PfSense on qemu-kvm - slave firewall intermittently flipping to master and back
-
Hi,
I've got a problem with our slave firewall intermittently thinking master firewall is down, thus becoming master. After some investigation, I believe this is to do with a really slow speed of inbound network traffic on pfSense (outbound network traffic seems ok).
Our setup is two pfSense instances - 1 master - dmz002, 1 slave - dmz001 in HA via CARP and virtual IPs. Three VLANs - one dedicated to CARP traffic between firewalls, one called BACKEND, one called FRONTEND. The pfSense firewalls are virtualized with qemu-kvm - virtio network driver. There are two VMs - bes001 and bes002 on BACKEND and two VMs on FRONTEND VLANs.

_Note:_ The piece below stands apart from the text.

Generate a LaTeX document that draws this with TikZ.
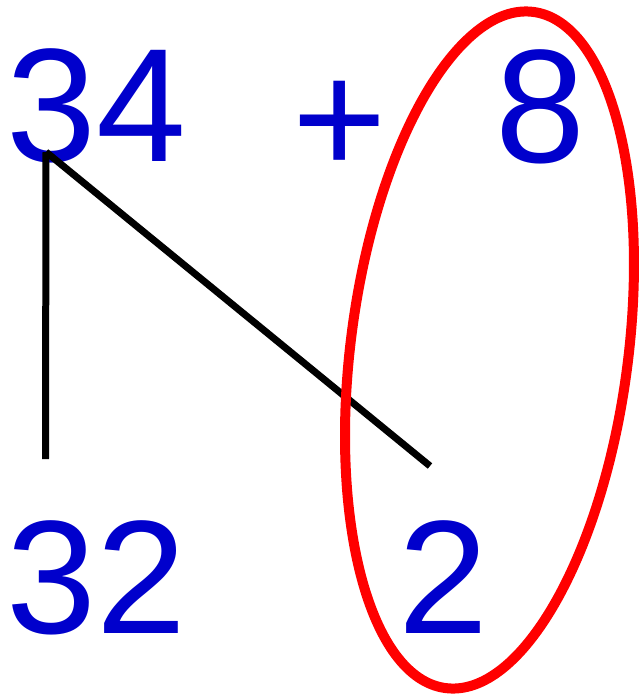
\documentclass[tikz,border=0pt]{standalone}
\usepackage{fontspec}
\setmainfont{Liberation Sans}
\definecolor{numblue}{RGB}{0,0,204}

\begin{document}
\begin{tikzpicture}[x=0.02cm, y=-0.02cm,
    num/.style={numblue, inner sep=0pt, anchor=base west, font=\fontsize{92}{92}\selectfont},
    split/.style={black, line width=0.14cm},
    ring/.style={red, line width=0.2cm}]
    \useasboundingbox (0,0) rectangle (639,694);

    % Top row
    \node[num] (sum)  at (6,161)   {34};
    \node[num, anchor=base] (plus) at (340,174) {+};
    \node[num] (eight) at (495,162) {8};

    % Bottom row
    \node[num] (tens) at (6,633)   {32};
    \node[num] (two)  at (398,633) {2};

    % Splitting 34 into 32 and 2
    \coordinate (fork)  at (46,152);
    \coordinate (left)  at (45.5,459);
    \coordinate (right) at (430,466);
    \draw[split] (fork) -- (left);
    \draw[split] (fork) -- (right);

    % Ring round 8 and 2
    \coordinate (mid) at (489.5,350);
    \draw[ring, rotate around={-7.4:(mid)}] (mid) ellipse [x radius=2.776cm, y radius=6.82cm];
\end{tikzpicture}
\end{document}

There is two physical hosts with operating system CentOS 6.5 - TSO, GSO, etc. is turned off for each physical or virtual NIC or bridge (ethtool -K $i tx off sg off tso off gso off gro off).
dmz001 and bes001 are on one host, dmz002 and bes002 are on the other host.
The CPU on the hosts is on load 0.4 - there are 4 CPU cores so it's not CPU bound, there is also heaps of RAM, the CentOS hosts are connected via 1GB/s link.
The real problem is that the slave firewall intermittently thinks that it is master, I believe that is because of slow inbound traffic to the slave firewall which delays the CARP traffic.
Now, we did some benchmarks running iperf for 3 minutes (iperf client on the left, iperf server on the right):
dmz001 -> dmz002 296 Mb/s
dmz001 -> bes001 602 Mb/s
dmz002 -> bes001 731 Mb/s
dmz002 -> bes002 630 Mb/s
bes001 -> dmz002 351 Mb/s
bes001 -> dmz001 375 Mb/s
bes001 -> bes002 850 Mb/sSo, we get 850 Mb/s between VMs (that's expected), 730 Mb/s from pfSense to a VM on a different host (that is ok), only 630 Mb/s from pfSense to a VM on the same host (this is weird), only 350 Mb/s from a VM to pfSense on a different host (this is really slow) and only 300 Mb/s between pfSense firewalls.
Has anybody experienced anything like this?
Thanks,
Tomas -
I think this might be related to our issue https://bugs.freebsd.org/bugzilla/show_bug.cgi?id=165059
Another thing that we noticed, if we enable TSO on the pfSense vtnet interfaces, all traffic to the VMs on the same host as the master pfSense firewall gets stuck. Traffic going via the master firewall but to a VM on a different host is fine.